Un chiffre de bénéficiaires en forte croissance face à une équipe de bénévoles stable. Quels problèmes rencontrent les bénévoles face à ces nombreuses personnes qui comptent sur le soutien de l’association ?
«Beaucoup de nos bénévoles sont des retraités. Quand ils tournent pendant trois à quatre heures, ils sont vite fatigués», reconnaît Robert, retraité depuis deux ans et bénévole depuis dix ans aux Restos du Cœur. Le retraité passe ses journées aux locaux de la Meinau, un quartier strasbourgeois, où il gère « tout », les bénévoles, les bénéficiaires et le dépôt. «Vous voulez connaitre des chiffres ? La semaine dernière, nous avons distribué des aliments à 1310 familles ici à la Meinau, ce sont 220 familles par jour», déclare le sexagénaire aux cheveux blancs en regardant par-dessous ses petites lunettes rondes, «tous les jours, il y a 15 à 20 bénévoles qui accueillent les bénéficiaires».

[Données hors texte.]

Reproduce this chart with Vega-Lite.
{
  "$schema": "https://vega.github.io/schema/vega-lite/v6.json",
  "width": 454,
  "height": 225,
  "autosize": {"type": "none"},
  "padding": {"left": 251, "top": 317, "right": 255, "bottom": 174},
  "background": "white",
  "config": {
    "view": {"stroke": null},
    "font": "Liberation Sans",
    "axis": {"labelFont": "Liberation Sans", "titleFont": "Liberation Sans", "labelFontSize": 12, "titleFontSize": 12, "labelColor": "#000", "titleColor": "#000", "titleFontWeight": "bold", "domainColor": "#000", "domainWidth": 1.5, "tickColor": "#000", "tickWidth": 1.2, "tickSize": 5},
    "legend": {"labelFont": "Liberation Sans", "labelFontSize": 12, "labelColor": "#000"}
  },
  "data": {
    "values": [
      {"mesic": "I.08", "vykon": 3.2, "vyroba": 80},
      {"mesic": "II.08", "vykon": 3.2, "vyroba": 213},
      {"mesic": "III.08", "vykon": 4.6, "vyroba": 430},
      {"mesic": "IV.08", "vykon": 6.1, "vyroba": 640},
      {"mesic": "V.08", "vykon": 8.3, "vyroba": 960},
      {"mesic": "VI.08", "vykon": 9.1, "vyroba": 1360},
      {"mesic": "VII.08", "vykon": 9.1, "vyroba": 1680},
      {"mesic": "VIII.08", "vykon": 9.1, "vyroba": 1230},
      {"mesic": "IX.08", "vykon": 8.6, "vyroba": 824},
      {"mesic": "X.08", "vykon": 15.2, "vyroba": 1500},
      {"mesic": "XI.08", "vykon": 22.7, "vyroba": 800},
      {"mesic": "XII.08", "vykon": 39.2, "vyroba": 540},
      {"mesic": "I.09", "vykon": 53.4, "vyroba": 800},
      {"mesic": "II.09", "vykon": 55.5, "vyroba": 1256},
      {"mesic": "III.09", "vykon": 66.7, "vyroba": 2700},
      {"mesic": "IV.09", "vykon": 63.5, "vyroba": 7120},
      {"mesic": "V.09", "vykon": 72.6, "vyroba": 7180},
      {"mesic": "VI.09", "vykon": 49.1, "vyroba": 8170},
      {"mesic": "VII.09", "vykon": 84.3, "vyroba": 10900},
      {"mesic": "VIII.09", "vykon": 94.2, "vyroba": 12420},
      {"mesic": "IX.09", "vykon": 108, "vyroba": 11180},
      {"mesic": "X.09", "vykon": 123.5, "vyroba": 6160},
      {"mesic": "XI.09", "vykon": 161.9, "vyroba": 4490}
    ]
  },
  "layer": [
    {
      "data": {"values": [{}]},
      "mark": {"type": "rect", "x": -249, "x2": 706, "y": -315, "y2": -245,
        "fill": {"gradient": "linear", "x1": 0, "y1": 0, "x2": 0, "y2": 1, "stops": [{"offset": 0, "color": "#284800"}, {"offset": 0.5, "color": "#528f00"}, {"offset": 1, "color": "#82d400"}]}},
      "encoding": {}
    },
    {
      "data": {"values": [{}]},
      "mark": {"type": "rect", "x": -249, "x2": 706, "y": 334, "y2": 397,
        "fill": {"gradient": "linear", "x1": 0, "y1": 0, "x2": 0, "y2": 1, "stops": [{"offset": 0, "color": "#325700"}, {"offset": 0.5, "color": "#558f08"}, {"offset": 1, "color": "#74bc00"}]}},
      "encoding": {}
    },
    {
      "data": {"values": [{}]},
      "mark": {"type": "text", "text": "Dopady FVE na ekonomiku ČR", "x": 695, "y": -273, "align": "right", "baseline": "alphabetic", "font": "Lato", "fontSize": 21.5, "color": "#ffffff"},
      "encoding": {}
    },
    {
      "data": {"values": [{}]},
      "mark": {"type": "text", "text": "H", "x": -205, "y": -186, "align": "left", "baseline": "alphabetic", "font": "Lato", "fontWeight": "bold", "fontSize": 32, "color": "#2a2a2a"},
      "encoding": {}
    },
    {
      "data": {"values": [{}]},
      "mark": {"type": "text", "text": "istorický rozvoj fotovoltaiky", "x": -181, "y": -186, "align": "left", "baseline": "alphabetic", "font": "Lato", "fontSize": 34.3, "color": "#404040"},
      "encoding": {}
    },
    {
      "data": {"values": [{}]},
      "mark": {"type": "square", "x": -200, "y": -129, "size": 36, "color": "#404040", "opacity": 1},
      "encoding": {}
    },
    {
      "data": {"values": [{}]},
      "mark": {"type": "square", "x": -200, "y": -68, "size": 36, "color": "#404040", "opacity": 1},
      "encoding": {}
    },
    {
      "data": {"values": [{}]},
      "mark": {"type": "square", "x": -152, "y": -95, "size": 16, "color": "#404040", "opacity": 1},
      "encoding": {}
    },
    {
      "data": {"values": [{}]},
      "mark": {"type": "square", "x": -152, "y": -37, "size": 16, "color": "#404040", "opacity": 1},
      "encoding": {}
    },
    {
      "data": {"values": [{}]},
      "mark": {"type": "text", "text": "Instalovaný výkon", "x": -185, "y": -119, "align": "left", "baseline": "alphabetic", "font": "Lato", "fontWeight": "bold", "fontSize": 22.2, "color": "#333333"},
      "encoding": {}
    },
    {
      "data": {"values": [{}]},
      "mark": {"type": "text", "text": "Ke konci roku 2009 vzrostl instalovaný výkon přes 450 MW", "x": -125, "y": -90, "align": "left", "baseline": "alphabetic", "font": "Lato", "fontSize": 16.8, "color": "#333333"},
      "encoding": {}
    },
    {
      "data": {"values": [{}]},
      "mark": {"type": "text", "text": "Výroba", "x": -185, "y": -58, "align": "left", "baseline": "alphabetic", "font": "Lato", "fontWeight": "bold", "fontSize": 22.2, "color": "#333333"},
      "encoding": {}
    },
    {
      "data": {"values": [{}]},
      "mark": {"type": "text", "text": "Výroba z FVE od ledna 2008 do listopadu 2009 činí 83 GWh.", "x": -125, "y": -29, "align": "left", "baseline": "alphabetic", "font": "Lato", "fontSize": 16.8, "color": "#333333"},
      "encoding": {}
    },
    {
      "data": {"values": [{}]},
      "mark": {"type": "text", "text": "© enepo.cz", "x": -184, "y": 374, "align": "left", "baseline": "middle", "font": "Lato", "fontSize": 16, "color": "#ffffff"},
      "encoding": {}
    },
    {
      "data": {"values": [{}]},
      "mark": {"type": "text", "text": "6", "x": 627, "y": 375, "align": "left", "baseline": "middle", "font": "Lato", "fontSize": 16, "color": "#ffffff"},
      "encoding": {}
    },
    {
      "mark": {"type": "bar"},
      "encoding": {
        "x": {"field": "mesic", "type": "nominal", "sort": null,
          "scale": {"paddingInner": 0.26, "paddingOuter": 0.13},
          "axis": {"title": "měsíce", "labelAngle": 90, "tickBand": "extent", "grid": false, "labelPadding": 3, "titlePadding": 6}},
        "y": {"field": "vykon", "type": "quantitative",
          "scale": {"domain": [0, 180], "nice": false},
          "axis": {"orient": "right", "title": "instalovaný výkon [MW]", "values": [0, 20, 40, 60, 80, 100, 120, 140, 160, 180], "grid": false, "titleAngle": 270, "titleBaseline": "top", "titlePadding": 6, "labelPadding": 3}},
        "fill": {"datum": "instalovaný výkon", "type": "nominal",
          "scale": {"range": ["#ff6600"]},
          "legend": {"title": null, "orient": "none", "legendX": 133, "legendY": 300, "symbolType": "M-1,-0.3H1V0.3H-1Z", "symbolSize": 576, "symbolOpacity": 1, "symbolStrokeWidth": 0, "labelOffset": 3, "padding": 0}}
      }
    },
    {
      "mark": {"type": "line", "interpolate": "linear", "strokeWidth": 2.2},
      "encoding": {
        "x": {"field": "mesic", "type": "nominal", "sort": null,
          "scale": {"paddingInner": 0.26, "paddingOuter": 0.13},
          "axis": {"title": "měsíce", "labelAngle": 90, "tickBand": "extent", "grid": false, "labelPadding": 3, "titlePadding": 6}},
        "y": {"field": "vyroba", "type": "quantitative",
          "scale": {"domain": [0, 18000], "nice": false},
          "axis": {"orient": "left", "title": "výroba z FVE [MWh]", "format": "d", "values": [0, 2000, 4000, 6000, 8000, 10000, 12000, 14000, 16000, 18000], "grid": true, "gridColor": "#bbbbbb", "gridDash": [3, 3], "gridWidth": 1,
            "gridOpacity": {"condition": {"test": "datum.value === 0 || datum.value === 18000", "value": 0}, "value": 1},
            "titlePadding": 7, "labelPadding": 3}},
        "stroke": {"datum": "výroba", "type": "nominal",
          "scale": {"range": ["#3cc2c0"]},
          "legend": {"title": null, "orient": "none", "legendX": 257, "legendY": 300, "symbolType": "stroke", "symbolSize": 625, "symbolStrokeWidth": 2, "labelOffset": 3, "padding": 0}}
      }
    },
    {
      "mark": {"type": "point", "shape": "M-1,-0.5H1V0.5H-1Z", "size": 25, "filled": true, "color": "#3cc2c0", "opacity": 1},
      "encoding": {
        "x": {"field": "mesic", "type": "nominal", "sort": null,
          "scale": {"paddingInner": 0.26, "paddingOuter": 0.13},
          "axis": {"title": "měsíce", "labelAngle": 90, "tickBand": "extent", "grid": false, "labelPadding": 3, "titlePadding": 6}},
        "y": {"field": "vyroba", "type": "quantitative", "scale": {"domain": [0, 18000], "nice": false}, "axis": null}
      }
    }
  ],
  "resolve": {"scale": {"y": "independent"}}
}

Pour aider au maximum ces familles, le centre de la Meinau n’a pas eu d’autre choix que d’ouvrir les locaux un jour de plus, soit six jours par semaine. Pour Robert, les journées sont longues. Il commence tous les matins à 7h30, le soir il rentre entre 18h30 et 19h00. «On pourrait dire que le bénévolat a remplacé mon travail», s’amuse le retraité, «les journées sont longues car il n’y a pas seulement la distribution des aliments, après il faut tout ranger et nettoyer pour le lendemain». Le soir, il remplit les rayons et le matin, l’arrivée des produits en camion doit être gérée. Aux locaux de la Meinau, les Restos du Cœur ne font pas que de la distribution alimentaire, mais ils donnent aussi des cours de français, ils distribuent des vêtements et proposent du soutien judiciaire gratuit.
Daniel Belletier, président des Restos du Cœur du Bas-Rhin, avoue que face à ces très nombreuses personnes qui poussent les portes des locaux de la Meinau, il était difficile d’annoncer aux bénévoles que l’ouverture de cinq jours sera élargie à six jours : «Pour les bénévoles, ça sera du temps à dégager en plus». «D’ailleurs, on est toujours en recherche de bénévoles, car ceux ci-présents, ont aussi besoin de s’occuper de leurs petits-enfants», confirme Robert. Au même moment, un bénévole passe sa tête à travers la porte, il semble pressé : «Cette semaine, je vais faire juste deux demi-journées, sinon je crève, c’est trop fatigant». Avec un air un peu résigné, Robert hoche de la tête et le bénévole part.
"Il y a une complicité qui s'installe"
«Les journées que je préfère sont celles où on a du monde. Seulement quand il y a assez de bénévoles, on peut discuter avec les bénéficiaires, ça augmente la qualité de notre suivi», reconnaît Robert. Cet avis est partagé par Jean-Maurice qui s’engage depuis quatre ans auprès des Restos du Cœur : «À partir du moment où les bénéficiaires apprécient les bénévoles, il y a une complicité qui s’installe et les gens vont parfois confier des problèmes personnelles, donc on devient leur confident. Quand on n’est pas assez nombreux, on doit les survoler les cas car il y a des personnes derrière qui attendent leur passage». Jean-Maurice déplore quand les journées se déroulent de cette manière, d’autant plus qu’il aime aider les gens et leur donner son temps. Pour lui, les situations les plus stressantes sont quand il n’arrive pas à se faire comprendre auprès des bénéficiaires en raison de la barrière de la langue : «On sert beaucoup de personnes qui sont issues de l’immigration, heureusement que quelques-uns parmi nous parlent russe, arménien, arabe ou anglais». Pour garantir encore un meilleur suivi, le retraité souhaiterait que l’équipe des bénévoles soit plus mixte en termes d’âges : «Ça garantirait encore un meilleur suivi des bénéficiaires qui sont eux aussi d’âges différents».
De la première semaine de six jours d’ouverture, Robert fait quand même un bilan positif : «La semaine dernière, on a réussi à gérer la distribution en nous appuyant sur nos bénévoles habituels, et on a trouvé quelques nouveaux bénévoles.» Comme ses collègues, Jean-Maurice lance également un appel à des nouvelles personnes qui souhaitent s’engager auprès des Restos du Cœur : «Des nouveaux bénévoles sont toujours les bienvenus, à conditions qu’ils restent. Car les bénéficiaires, eux, viennent tous les jours».